* Problem statement
Look for the string "this" and copy every line that has it.

* Material
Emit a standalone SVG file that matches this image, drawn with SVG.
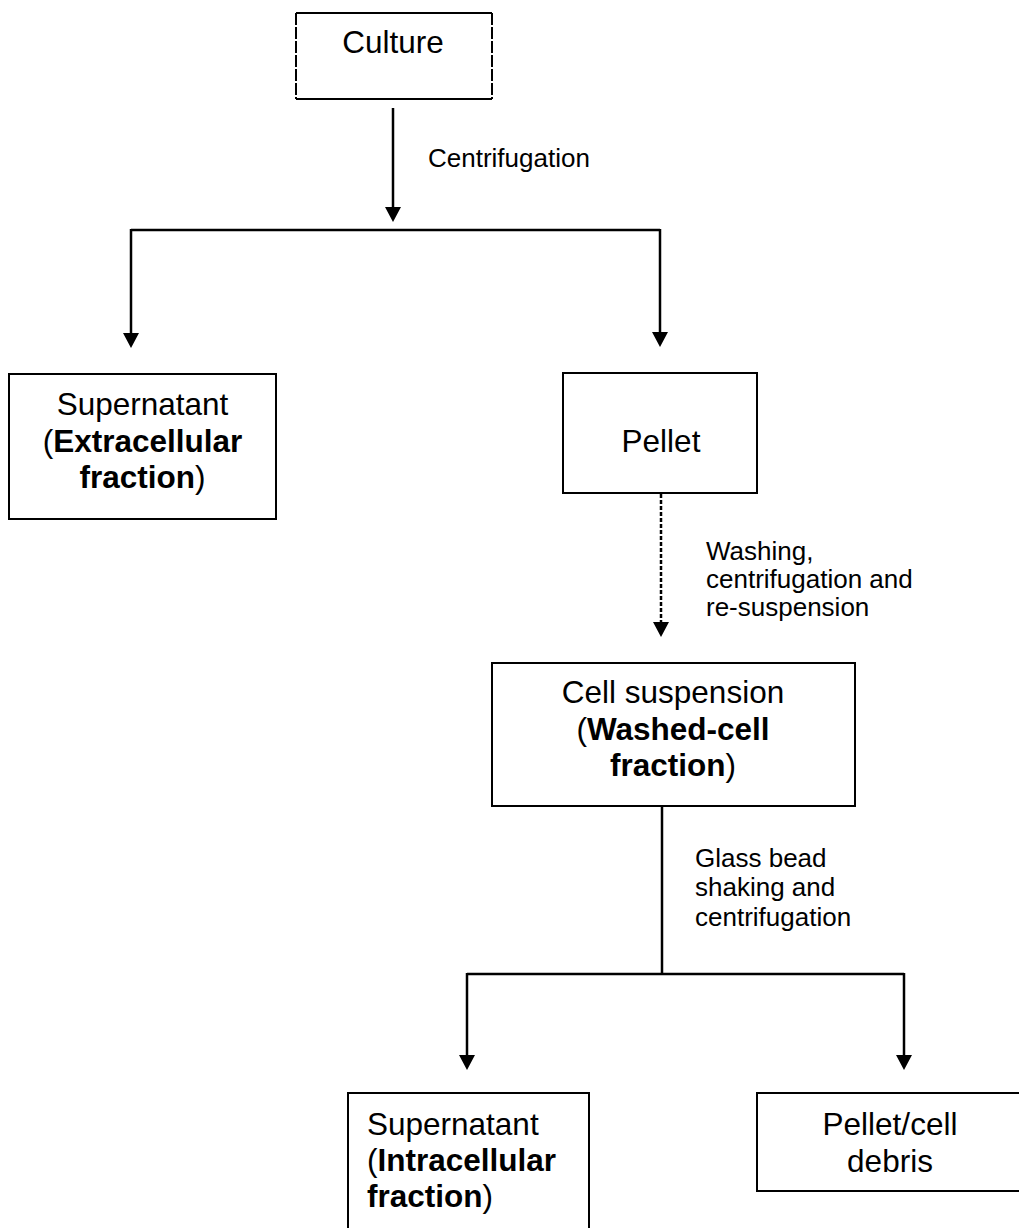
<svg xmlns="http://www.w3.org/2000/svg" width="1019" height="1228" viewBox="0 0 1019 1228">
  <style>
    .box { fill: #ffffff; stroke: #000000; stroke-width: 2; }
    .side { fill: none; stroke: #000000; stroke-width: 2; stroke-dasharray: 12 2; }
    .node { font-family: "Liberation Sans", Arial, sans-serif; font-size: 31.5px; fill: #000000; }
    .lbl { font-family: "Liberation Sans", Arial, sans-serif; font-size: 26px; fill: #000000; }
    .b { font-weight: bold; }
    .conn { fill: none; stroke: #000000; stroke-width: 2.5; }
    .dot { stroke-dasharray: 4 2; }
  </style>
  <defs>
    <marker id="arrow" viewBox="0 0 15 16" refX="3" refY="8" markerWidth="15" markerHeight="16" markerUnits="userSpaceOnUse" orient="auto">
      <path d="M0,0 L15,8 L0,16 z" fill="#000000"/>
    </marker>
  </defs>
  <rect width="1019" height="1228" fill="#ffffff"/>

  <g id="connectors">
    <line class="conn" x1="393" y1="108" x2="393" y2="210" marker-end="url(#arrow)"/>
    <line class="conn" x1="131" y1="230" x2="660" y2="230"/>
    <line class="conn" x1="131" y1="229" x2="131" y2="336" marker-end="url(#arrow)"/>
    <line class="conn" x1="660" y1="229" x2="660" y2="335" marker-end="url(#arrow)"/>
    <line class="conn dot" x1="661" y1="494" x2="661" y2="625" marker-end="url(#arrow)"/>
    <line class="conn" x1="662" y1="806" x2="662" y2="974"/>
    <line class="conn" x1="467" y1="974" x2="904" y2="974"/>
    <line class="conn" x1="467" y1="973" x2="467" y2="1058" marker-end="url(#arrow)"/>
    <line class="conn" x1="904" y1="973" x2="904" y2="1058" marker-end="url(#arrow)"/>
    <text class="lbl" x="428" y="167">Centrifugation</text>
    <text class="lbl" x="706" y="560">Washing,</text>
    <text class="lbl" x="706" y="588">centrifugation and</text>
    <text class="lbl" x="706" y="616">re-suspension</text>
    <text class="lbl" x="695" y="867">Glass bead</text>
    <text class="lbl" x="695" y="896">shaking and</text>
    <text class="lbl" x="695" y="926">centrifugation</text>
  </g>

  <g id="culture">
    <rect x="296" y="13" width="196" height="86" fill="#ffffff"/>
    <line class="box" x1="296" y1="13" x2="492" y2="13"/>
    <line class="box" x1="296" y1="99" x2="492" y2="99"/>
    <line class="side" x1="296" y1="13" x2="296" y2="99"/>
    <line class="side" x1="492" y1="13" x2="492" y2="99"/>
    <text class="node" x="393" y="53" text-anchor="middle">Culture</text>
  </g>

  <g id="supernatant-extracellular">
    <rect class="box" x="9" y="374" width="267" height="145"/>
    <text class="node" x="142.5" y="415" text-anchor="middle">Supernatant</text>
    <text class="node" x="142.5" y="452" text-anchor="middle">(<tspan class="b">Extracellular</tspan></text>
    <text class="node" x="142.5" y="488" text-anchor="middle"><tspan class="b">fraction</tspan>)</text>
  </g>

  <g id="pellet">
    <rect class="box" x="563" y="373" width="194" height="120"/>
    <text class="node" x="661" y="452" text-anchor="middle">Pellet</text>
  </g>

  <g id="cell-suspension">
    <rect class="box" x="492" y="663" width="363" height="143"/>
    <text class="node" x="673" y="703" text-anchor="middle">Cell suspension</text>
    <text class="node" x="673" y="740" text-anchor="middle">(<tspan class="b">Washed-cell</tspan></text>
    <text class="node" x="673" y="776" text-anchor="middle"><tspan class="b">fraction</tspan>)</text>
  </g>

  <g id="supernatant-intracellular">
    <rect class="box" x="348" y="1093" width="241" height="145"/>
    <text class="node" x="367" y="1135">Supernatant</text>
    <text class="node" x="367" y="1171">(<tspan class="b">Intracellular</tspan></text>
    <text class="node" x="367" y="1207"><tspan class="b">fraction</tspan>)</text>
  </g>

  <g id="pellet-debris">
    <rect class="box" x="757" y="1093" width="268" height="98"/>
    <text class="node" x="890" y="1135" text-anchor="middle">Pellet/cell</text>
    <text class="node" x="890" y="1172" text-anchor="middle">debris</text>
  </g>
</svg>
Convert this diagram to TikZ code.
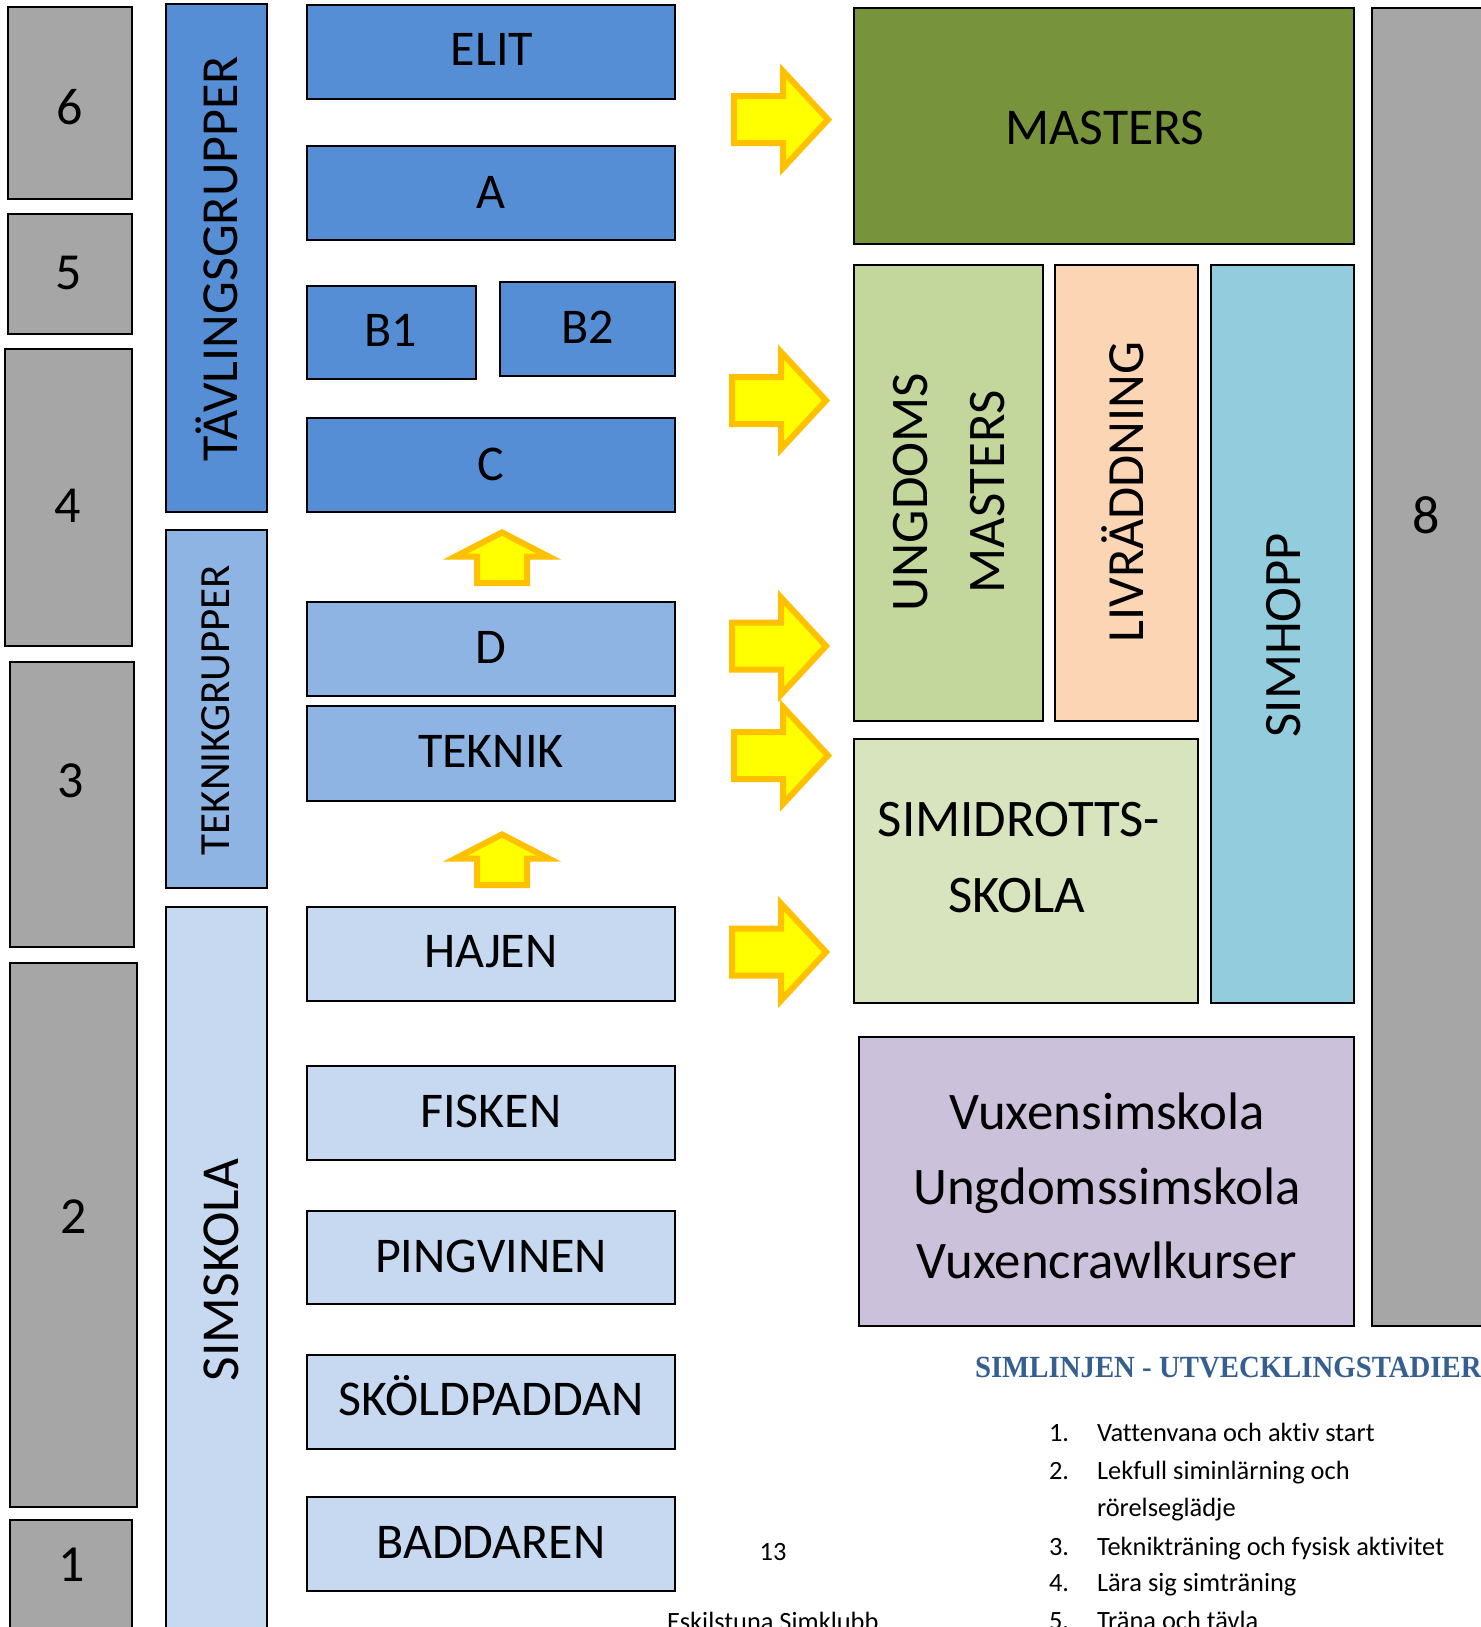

* Full output
Emit a standalone SVG file that matches this image, drawn with SVG.
Convert this diagram to TikZ code.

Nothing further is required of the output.